Before everyone gets excited and cults start spewing out theories about revelations coming from the skies, we’ll have to consider every possible scenario. Some scientists claim that the fading and the apparent change in the shape of the star could be due to a “temporary” cooling of the surface due to increased stellar activity. Another possible explanation is that dust is being ejected from Betelgeuse towards us, so it appears to be different when we look at it through our telescopes.
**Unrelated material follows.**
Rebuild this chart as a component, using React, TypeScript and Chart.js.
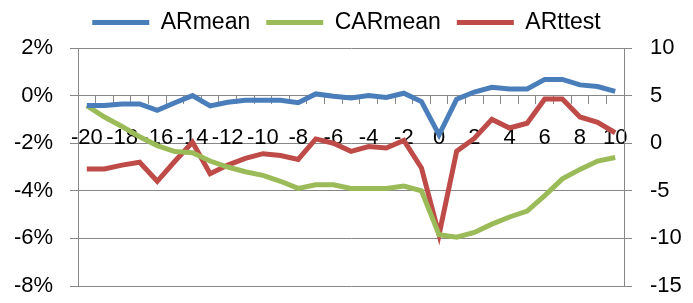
import React, { useEffect, useRef } from "react";
import { Chart, registerables } from "chart.js";

Chart.register(...registerables);

const categories = ["-20","-19","-18","-17","-16","-15","-14","-13","-12","-11","-10","-9","-8","-7","-6","-5","-4","-3","-2","-1","0","1","2","3","4","5","6","7","8","9","10"];

// percent values
const arMean = [-0.42,-0.42,-0.35,-0.35,-0.62,-0.3,0.0,-0.43,-0.28,-0.2,-0.2,-0.2,-0.3,0.07,-0.03,-0.1,0.0,-0.08,0.1,-0.25,-1.65,-0.15,0.15,0.35,0.28,0.28,0.68,0.68,0.45,0.38,0.18];
const carMean = [-0.42,-0.9,-1.3,-1.73,-2.1,-2.35,-2.4,-2.75,-3.0,-3.2,-3.35,-3.6,-3.9,-3.75,-3.75,-3.9,-3.9,-3.9,-3.8,-4.0,-5.85,-5.95,-5.75,-5.4,-5.1,-4.85,-4.2,-3.5,-3.1,-2.75,-2.6];
// t statistic (right axis)
const arTtest = [-2.7,-2.7,-2.3,-2.0,-4.0,-1.9,0.1,-3.2,-2.3,-1.6,-1.1,-1.3,-1.7,0.45,0.0,-0.85,-0.35,-0.5,0.3,-2.6,-9.6,-0.85,0.5,2.5,1.6,2.1,4.65,4.65,2.75,2.2,1.1];

const seriesNames = ["ARmean", "CARmean", "ARttest"];
const seriesColors = ["#4A7EBB", "#9BBB59", "#BE4B48"];

const FONT = "'Liberation Sans', Arial, sans-serif";
const GRID = "#878787";

const legendFit = {
  id: "legendFit",
  beforeInit(chart: any) {
    const lg = chart.legend;
    if (!lg) return;
    const f = lg.fit;
    lg.fit = function () {
      f.call(this);
      this.height += 4;
    };
  },
};

export default function App() {
  const ref = useRef<HTMLCanvasElement | null>(null);
  useEffect(() => {
    if (!ref.current) return;
    const chart = new Chart(ref.current, {
      type: "line",
      data: {
        labels: categories,
        datasets: [
          { label: seriesNames[0], data: arMean, yAxisID: "y", borderColor: seriesColors[0], backgroundColor: seriesColors[0], borderWidth: 5, pointRadius: 0, tension: 0 },
          { label: seriesNames[1], data: carMean, yAxisID: "y", borderColor: seriesColors[1], backgroundColor: seriesColors[1], borderWidth: 5, pointRadius: 0, tension: 0 },
          { label: seriesNames[2], data: arTtest, yAxisID: "y1", borderColor: seriesColors[2], backgroundColor: seriesColors[2], borderWidth: 5, pointRadius: 0, tension: 0 },
        ],
      },
      plugins: [legendFit],
      options: {
        responsive: false,
        animation: false,
        layout: { padding: { top: -5, bottom: 17, left: 0, right: 0 } },
        plugins: {
          tooltip: { enabled: false },
          legend: {
            position: "top",
            align: "center",
            labels: {
              usePointStyle: true,
              pointStyle: "line",
              pointStyleWidth: 57,
              color: "#000",
              padding: 16,
              font: { family: FONT, size: 23 },
            },
          },
        },
        scales: {
          x: {
            type: "category",
            offset: true,
            position: { y: 0 } as any,
            border: { display: true, color: GRID, width: 1 },
            grid: { display: true, drawOnChartArea: false, drawTicks: true, tickLength: 8, offset: true, color: GRID },
            ticks: {
              autoSkip: false,
              maxRotation: 0,
              minRotation: 0,
              padding: 21,
              color: "#000",
              font: { family: FONT, size: 22 },
              callback: (_v: any, i: number) => (i % 2 === 0 ? categories[i] : ""),
            },
            afterFit: (s: any) => { s.height = 0; },
          },
          y: {
            position: "left",
            min: -8,
            max: 2,
            border: { display: true, color: GRID, width: 1 },
            grid: { color: GRID, tickLength: 8 },
            ticks: {
              stepSize: 2,
              padding: 17,
              color: "#000",
              font: { family: FONT, size: 22 },
              callback: (v: any) => `${v}%`,
            },
            afterFit: (s: any) => { s.width = 78; s.paddingBottom = 0; s.paddingTop = 0; },
          },
          y1: {
            position: "right",
            min: -15,
            max: 10,
            border: { display: true, color: GRID, width: 1 },
            grid: { drawOnChartArea: false, color: GRID, tickLength: 8 },
            ticks: {
              stepSize: 5,
              padding: 18,
              color: "#000",
              font: { family: FONT, size: 22 },
            },
            afterFit: (s: any) => { s.width = 69; s.paddingBottom = 0; s.paddingTop = 0; },
          },
        },
      },
    });
    return () => chart.destroy();
  }, []);
  return (
    <div style={{ position: "absolute", left: 0, top: 0, width: 693, height: 303, background: "#fff" }}>
      <canvas ref={ref} width={693} height={303} />
    </div>
  );
}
Supergiant stars like Betelgeuse explode when they run out of fuel (hydrogen) because they collapse under the weight of their own mass. The fact that Betelgeuse is red indicates that it’s burning on the last remnants of its fuel, whereas blue and white stars have enough energy to generate photons that cover a wider chromatic spectrum. So, Betelgeuse is definitely a candidate for a supernova explosion, but the chances of us seeing this happen any time in our lifetime are still slim. These stars go through various phases over the centuries, and many experts think that we are merely witnessing one of these phases right now.
When Betelgeuse finally explodes, the light in the night sky will be almost the same in intensity as that of a Full Moon, gradually fading after a few weeks, possibly even months. It’s surely going to be a spectacle, but it’s not something that Earthlings get to enjoy very often. In fact, the last time that happened close enough for us to observe was in 1604, with the Kepler star, which is the SN 1604 remnant today.